I agree with Christian, this must be a blocking call. This interface is enabled only during VF HW init, so normally we never expect it to be called from interrupt context. However, since interrupt handlers are enabled towards the end of HW init (late_hw_init, while VF is still in full access), I think it's theoretically possible?
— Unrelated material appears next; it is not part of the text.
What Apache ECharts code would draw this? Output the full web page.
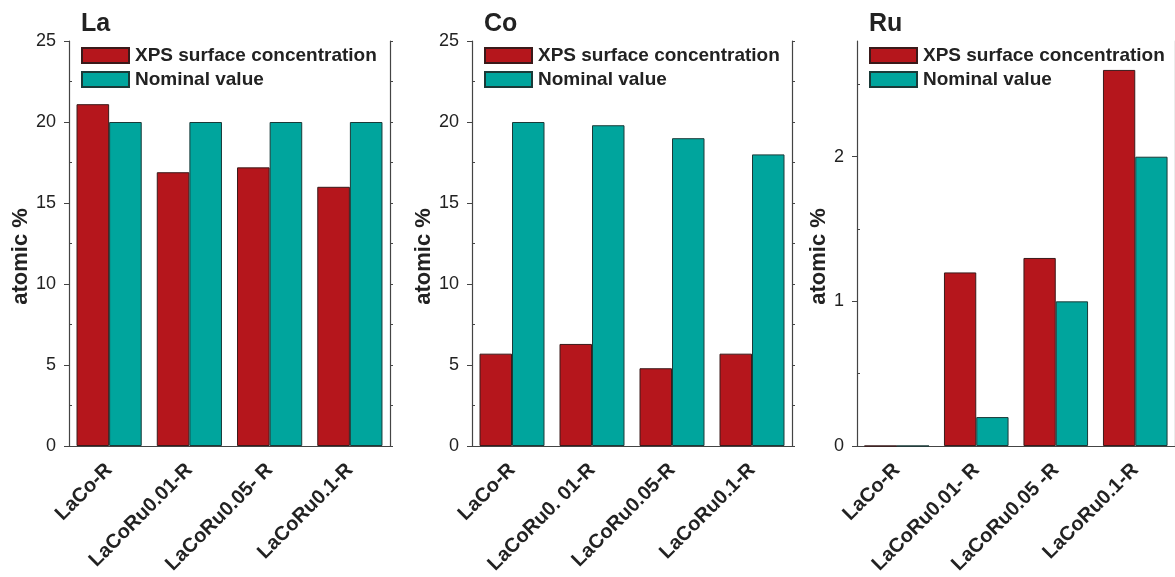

I would use spin_lock_irqsave() to be safe.

Thanks,
Victor

>>>
>>>
>>>
>>>  	return ret;
>>>  }
>>> diff --git a/drivers/gpu/drm/amd/amdgpu/amdgpu_virt.h b/drivers/gpu/drm/amd/amdgpu/amdgpu_virt.h
>>> index 270a032e2d70..0f3ccae5c1ab 100644
>>> --- a/drivers/gpu/drm/amd/amdgpu/amdgpu_virt.h
>>> +++ b/drivers/gpu/drm/amd/amdgpu/amdgpu_virt.h
>>> @@ -279,7 +279,8 @@ struct amdgpu_virt {
>>>  	/* the ucode id to signal the autoload */
>>>  	uint32_t autoload_ucode_id;
>>>
>>> -	struct mutex rlcg_reg_lock;
>>> +	/* Spinlock to protect access to the RLCG register interface */
>>> +	spinlock_t rlcg_reg_lock;
>>>
>>>  	union amd_sriov_ras_caps ras_en_caps;
>>>  	union amd_sriov_ras_caps ras_telemetry_en_caps;